--- Aim ---
Don't include pictures. Quote the lines below from the first through the line that contains "Legend, LabelList, Label".

--- Provided data ---
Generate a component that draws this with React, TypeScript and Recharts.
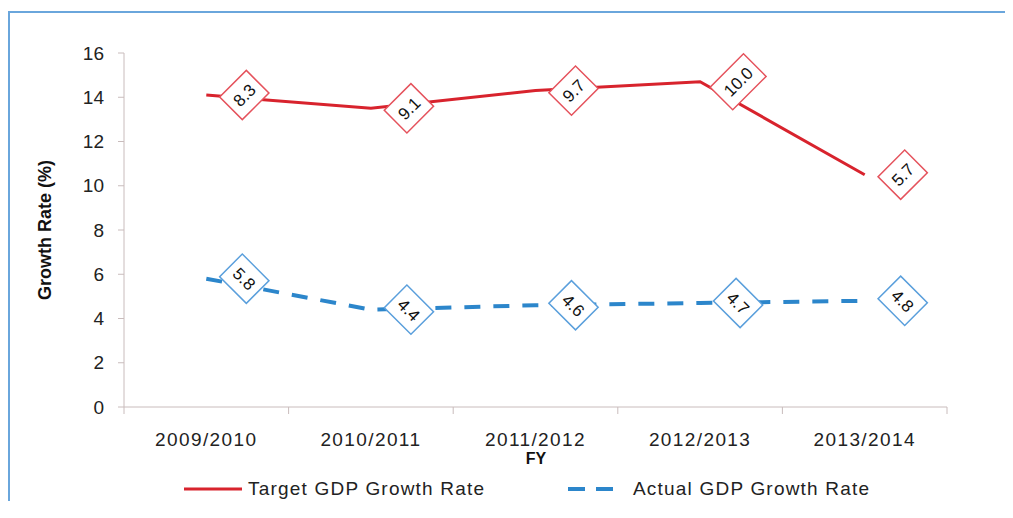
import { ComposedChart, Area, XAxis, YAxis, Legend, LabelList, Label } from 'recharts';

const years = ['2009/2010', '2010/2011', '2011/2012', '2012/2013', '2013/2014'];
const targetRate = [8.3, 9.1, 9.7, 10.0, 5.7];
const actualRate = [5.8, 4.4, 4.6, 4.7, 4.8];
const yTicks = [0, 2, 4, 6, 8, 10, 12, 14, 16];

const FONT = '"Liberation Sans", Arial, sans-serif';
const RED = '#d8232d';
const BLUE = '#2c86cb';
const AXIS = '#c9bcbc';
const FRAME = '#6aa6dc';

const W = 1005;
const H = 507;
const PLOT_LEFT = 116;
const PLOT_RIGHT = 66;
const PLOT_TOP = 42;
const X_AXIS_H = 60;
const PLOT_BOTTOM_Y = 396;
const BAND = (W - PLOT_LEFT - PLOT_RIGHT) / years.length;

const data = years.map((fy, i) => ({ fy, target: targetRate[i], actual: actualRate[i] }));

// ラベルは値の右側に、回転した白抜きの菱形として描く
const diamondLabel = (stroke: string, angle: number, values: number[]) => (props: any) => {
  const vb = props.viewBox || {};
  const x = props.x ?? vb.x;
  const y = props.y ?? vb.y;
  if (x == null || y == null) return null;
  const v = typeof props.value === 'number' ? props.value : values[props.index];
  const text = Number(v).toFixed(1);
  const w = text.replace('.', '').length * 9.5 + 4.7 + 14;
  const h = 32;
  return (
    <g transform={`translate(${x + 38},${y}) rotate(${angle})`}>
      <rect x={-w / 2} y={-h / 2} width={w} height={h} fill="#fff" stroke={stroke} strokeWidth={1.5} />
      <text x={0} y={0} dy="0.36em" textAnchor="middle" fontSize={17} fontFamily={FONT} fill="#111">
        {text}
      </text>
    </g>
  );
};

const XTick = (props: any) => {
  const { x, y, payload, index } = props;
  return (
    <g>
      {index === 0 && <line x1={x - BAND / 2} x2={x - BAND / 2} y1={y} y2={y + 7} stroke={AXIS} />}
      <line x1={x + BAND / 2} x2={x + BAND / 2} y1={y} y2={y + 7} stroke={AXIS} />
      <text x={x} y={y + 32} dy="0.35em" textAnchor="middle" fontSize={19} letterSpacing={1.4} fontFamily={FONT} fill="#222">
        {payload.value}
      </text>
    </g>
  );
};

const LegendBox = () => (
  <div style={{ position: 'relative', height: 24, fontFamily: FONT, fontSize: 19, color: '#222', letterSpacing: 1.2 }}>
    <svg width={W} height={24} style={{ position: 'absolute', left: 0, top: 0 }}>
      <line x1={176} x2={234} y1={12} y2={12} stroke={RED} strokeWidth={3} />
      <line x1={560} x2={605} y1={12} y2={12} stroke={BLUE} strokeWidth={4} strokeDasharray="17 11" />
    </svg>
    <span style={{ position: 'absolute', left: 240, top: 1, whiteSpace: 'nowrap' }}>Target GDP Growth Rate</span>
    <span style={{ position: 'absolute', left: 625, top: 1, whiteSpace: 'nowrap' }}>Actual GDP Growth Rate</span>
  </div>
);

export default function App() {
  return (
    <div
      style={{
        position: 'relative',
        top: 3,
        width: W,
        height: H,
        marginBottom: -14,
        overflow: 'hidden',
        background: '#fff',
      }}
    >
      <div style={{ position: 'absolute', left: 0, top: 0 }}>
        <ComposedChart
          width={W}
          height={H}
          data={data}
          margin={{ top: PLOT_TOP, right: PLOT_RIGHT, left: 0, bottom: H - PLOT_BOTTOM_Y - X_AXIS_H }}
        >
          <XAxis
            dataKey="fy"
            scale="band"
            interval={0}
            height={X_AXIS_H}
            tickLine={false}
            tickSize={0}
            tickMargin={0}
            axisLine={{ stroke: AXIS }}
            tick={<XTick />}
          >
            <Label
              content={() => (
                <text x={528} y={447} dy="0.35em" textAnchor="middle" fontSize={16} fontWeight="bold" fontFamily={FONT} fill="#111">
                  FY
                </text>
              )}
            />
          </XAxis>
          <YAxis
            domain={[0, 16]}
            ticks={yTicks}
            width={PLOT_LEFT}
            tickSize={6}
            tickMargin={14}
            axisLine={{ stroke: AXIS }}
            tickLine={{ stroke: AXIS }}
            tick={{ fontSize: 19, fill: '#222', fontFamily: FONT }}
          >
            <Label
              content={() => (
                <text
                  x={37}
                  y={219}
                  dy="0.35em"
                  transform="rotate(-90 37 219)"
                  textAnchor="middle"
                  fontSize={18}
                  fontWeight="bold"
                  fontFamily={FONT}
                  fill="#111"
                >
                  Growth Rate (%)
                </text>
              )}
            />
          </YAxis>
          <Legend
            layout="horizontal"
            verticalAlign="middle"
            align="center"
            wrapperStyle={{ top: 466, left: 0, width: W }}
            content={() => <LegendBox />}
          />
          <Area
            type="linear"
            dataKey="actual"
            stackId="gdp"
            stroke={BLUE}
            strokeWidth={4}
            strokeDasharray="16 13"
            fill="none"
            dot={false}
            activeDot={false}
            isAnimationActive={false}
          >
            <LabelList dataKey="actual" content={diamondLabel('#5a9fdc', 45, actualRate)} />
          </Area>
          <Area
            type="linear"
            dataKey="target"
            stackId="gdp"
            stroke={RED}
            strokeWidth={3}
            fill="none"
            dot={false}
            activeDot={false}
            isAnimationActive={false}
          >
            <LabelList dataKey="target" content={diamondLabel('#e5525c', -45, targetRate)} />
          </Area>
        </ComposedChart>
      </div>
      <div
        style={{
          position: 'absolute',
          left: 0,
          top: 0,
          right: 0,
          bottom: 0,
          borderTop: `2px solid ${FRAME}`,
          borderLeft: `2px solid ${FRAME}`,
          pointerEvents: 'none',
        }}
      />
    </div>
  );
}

--- Response to this task ---
Generate a component that draws this with React, TypeScript and Recharts.
import { ComposedChart, Area, XAxis, YAxis, Legend, LabelList, Label } from 'recharts';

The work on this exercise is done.